Eine mögliche Verbesserung wäre das flächendeckende Angebot eines integrierten Bachelor of Law, mit dem man auch ohne Staatsexamen einen universitären Abschluss erlangen könnte. Bisher gibt es dieses Angebot nur vereinzelt, Nordrhein-Westfalen war dabei Vorreiter. In Bayern und Baden-Württemberg gibt es den Studiengang noch gar nicht, obwohl auch dort inzwischen einige Universitäten aktive Forderungen an die jeweilige Landesregierung stellen.
Dem Mangel an Richter*innen und Staatsanwält*innen wäre damit zwar nicht unmittelbar geholfen: Wer kein Staatsexamen hat, kann und soll auch nicht in den Staatsdienst gehen können. Der Bachelor könnte jedoch helfen, mehr Menschen bis zum Staatsexamen zu bringen, weil der Druck insgesamt geringer wäre und weniger deshalb vorher abbrechen. Letztendlich könnte somit auch die potenzielle Zahl an Staatsbediensteten steigen. Ein kleiner Schritt, der aber aus Sicht der Studierenden hilfreich wäre.
Hohe Unzufriedenheit
Was aus Sicht von Studierenden auch noch abschreckend wirkt, ist die Mentalität, die implizit an den Jura-Fakultäten weitergegeben wird. Fast jeder hat eine Geschichte, die mit „Ellenbogengesellschaft“ untertrieben beschrieben ist: von Kommiliton*innen geklaute Ordner, versteckte Bücher kurz vor der Klausur, damit andere nicht lernen können, und gelöschte Notizen auf unbeaufsichtigten Laptops.
Auch das mache vielen zu schaffen, erzählen die von der taz befragten Studierenden. Insgesamt, sagt der Student aus Passau, sei das „halt ein Ausbildungssystem, das seit Jahrzehnten nahezu gar nicht reformiert wurde.“ Laut einer Studie der Plattform iur.reform aus dem Jahr 2023 teilen 53 Prozent der Jura-Studierenden diese Unzufriedenheit mit dem Studium. Nur ein Drittel würde das Studium weiterempfehlen.
So düster die momentane Lage auch aussieht, fast alle Studierenden, die mit der taz geredet haben, könnten sich unter besseren Umständen vorstellen, in den Staatsdienst zu gehen. Ein Student findet, Richter*innen und Staatsanwält*innen sollten öfter direkt in die Uni gehen, Veranstaltungen machen und für den Beruf werben.
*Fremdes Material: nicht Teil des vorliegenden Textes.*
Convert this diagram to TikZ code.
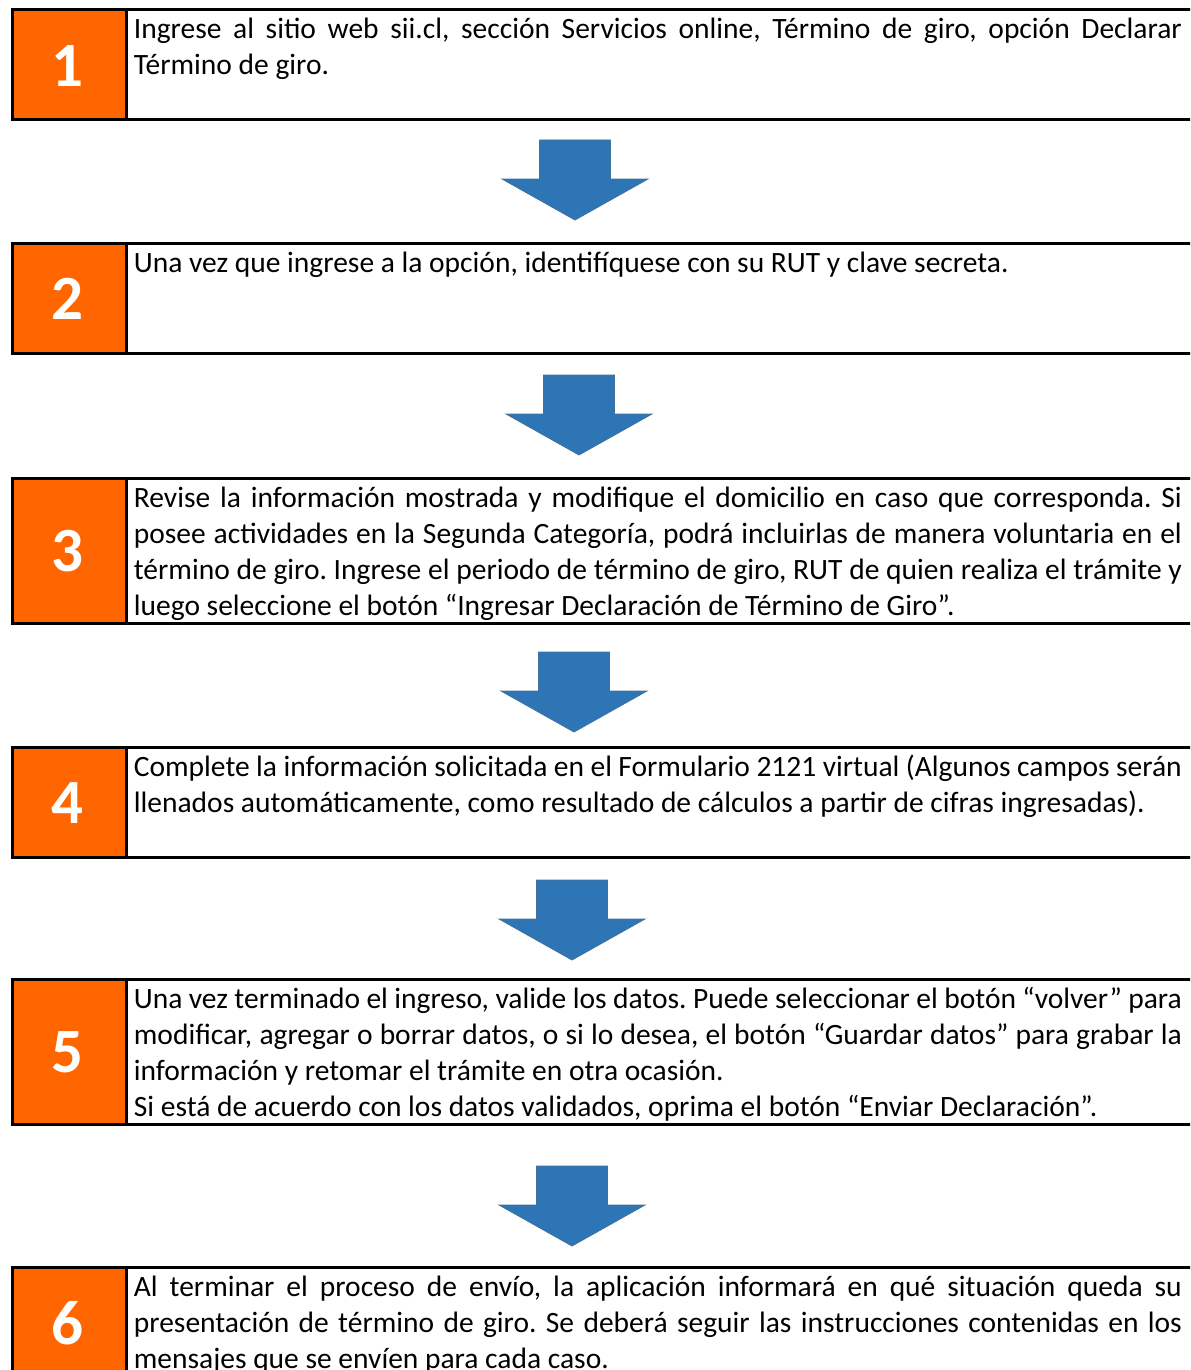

Blickt man auf eine Befragung des Allensbach-Instituts unter Richter*innen und Staatsanwält*innen in Deutschland, sollten sich da auch Freiwillige finden lassen. 84 Prozent würden sich wieder für ihren Beruf entscheiden. Jetzt müssen sie nur noch dem Nachwuchs erzählen, warum.